Ein Beispiel ist Buurtzorg. Buurtzorg ist ein innovatives, gemeinnütziges Pflegemo­dell aus den Niederlanden, bei denen die Pflege durch selbstorganisierte Teams von maximal zwölf Mitarbeitenden erbracht wird, welche ohne Leitungsposition aus­kommen. Das Unternehmen betrachtet seine Mitarbeitenden als Expertinnen und Experten und schreibt ihnen nicht vor, wie sie ihre Arbeit zu verrichten haben. Es gibt keine Kontrolle der Arbeitsteams, die die Pflegeleistungen in den Nachbarschaften selbstbestimmt anbieten. Entscheidun­gen werden kollaborativ getroffen und, wenn nötig, auch zurückgezogen. Trotz dieser flachen Hierarchie ist das Unterneh­men sehr erfolgreich, die Mitarbeitenden sind motiviert und die Kunden sind zufrie­den. Die geringe Fluktuation und die hohe Zufriedenheit der Mitarbeitenden in einer Organisation mit einer großen Anzahl von selbstorganisierten Teams sprechen für sich.

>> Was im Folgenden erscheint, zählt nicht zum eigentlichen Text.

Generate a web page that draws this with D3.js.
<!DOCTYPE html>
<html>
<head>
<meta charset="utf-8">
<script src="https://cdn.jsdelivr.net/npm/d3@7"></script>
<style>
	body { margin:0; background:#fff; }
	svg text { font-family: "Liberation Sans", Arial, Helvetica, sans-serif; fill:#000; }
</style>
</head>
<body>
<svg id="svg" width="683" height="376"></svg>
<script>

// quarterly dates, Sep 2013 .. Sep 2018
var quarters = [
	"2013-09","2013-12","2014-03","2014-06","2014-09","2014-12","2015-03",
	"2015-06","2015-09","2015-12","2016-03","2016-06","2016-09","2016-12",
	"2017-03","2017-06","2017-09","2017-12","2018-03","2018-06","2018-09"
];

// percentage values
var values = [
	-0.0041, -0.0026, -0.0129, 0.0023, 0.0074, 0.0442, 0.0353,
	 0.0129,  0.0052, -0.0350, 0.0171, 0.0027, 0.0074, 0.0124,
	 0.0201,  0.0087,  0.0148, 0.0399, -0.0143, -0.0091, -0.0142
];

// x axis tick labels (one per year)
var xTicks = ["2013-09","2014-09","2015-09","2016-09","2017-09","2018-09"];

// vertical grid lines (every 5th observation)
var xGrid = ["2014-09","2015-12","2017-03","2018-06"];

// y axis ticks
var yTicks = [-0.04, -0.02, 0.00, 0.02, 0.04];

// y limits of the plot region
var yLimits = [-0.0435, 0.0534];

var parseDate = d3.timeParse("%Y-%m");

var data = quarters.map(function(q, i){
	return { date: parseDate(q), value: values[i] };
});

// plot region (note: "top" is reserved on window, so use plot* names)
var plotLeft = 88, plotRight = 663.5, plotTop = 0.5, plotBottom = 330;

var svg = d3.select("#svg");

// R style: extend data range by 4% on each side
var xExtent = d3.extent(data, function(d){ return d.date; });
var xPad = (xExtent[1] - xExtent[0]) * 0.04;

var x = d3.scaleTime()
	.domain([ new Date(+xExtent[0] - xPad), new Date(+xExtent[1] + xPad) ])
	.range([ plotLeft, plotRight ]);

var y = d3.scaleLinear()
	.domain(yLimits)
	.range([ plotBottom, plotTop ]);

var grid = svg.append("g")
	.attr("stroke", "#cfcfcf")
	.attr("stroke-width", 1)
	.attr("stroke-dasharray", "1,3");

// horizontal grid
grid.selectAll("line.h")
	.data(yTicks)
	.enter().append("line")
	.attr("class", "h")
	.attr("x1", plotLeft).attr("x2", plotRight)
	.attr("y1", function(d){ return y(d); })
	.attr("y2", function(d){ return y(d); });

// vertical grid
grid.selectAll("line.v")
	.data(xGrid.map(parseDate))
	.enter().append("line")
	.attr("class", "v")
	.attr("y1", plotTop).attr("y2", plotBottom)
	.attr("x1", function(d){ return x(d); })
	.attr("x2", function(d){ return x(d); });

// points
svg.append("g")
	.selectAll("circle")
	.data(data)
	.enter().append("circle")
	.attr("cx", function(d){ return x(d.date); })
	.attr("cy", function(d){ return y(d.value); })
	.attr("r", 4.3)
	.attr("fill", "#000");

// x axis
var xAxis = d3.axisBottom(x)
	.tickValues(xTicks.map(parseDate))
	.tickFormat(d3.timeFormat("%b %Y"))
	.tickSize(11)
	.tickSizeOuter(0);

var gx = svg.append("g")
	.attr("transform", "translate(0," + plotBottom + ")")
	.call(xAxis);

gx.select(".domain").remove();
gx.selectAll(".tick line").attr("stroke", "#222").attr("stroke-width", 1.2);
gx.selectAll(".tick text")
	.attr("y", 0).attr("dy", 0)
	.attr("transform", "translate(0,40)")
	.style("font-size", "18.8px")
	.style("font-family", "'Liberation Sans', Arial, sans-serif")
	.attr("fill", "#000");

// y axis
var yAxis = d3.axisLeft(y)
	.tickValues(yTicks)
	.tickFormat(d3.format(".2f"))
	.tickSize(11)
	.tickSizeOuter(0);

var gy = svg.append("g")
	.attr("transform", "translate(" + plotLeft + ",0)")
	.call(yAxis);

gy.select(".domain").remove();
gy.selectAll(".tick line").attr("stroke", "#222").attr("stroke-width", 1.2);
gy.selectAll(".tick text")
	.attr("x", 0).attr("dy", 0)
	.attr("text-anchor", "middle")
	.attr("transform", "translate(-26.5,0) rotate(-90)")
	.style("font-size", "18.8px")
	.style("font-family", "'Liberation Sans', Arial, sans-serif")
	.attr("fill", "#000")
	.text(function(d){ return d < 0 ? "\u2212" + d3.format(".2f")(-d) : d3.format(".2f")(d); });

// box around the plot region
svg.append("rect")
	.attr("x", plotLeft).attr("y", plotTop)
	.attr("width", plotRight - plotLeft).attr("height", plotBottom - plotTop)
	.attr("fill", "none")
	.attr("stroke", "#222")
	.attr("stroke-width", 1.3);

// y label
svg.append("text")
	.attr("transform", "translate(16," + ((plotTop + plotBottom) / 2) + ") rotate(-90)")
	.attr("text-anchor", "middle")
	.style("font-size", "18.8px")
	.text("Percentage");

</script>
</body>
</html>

Es gibt verschiedene, mittlerweile auch belegte Theorien, die zeigen, dass die Mo­tivation der Mitarbeitenden im direkten Zusammenhang mit dem Grad der Selbst­bestimmung steht. Es sollte kein Geheim­nis mehr sein, dass Menschen nicht nur aus Angst vor Strafe oder in Erwartung einer Belohnung handeln. Viele Aktivitä­ten, wie das Helfen in der Gemeinschaft oder riskante Hobbys, ziehen keine direk­te Belohnung nach sich. Ein interessantes Phänomen ist der Korrumpierungseffekt. Nehmen wir an, jemand malt ein Bild aus purer Freude. Externe Anreize können je­doch die intrinsische Motivation dieser Person verringern, besonders wenn sie erwartet werden. Es wurde festgestellt, dass Boni und andere Anreize die innere Motivation und den moralischen Kompass beeinträchtigen können und oft die Kreati­vität hemmen oder gar Fehlanreize schaf­fen. Obwohl extrinsische Belohnungen kurzfristige Vorteile bringen können, sind sie nicht nachhaltig und können langfris­tig schädlich sein. Es wird argumentiert, dass Unternehmen einen stärkeren Fokus auf sinnstiftende Arbeit legen sollten, trotz der Herausforderungen, die durch externe Faktoren entstehen können. Das heißt ex­trinsische Anreizsetzung kann vorhandene intrinsische Motivation korrumpieren, also zunichtemachen.

Fazit

Studien zeigen, dass weltweit der Anteil an Mitarbeitenden, die als engagiert bezeich­net werden können, sehr gering ist. Dies bedeutet aber auch, dass es hier noch ein großes ungenutztes Potenzial gibt. Selb­storganisation und intrinsische Motivation scheinen nicht nur eine romantische Fan­tasie von Organisationsentwicklern und -entwicklerinnen zu sein.

Organisationsentwicklung erfordert auch in der Versicherungsbranche eine stetige Reflexion und Anpassung. Strukturelle, organisatorische oder technische Verän­derungen sind hierbei sicher nicht zu un­terschätzen. Jedoch steckt die größte He­rausforderung und gleichsam das größte Potenzial in der Veränderung der Einstel­lung der Mitarbeitenden und der Entwick­lung der Unternehmenskultur als Ganzes.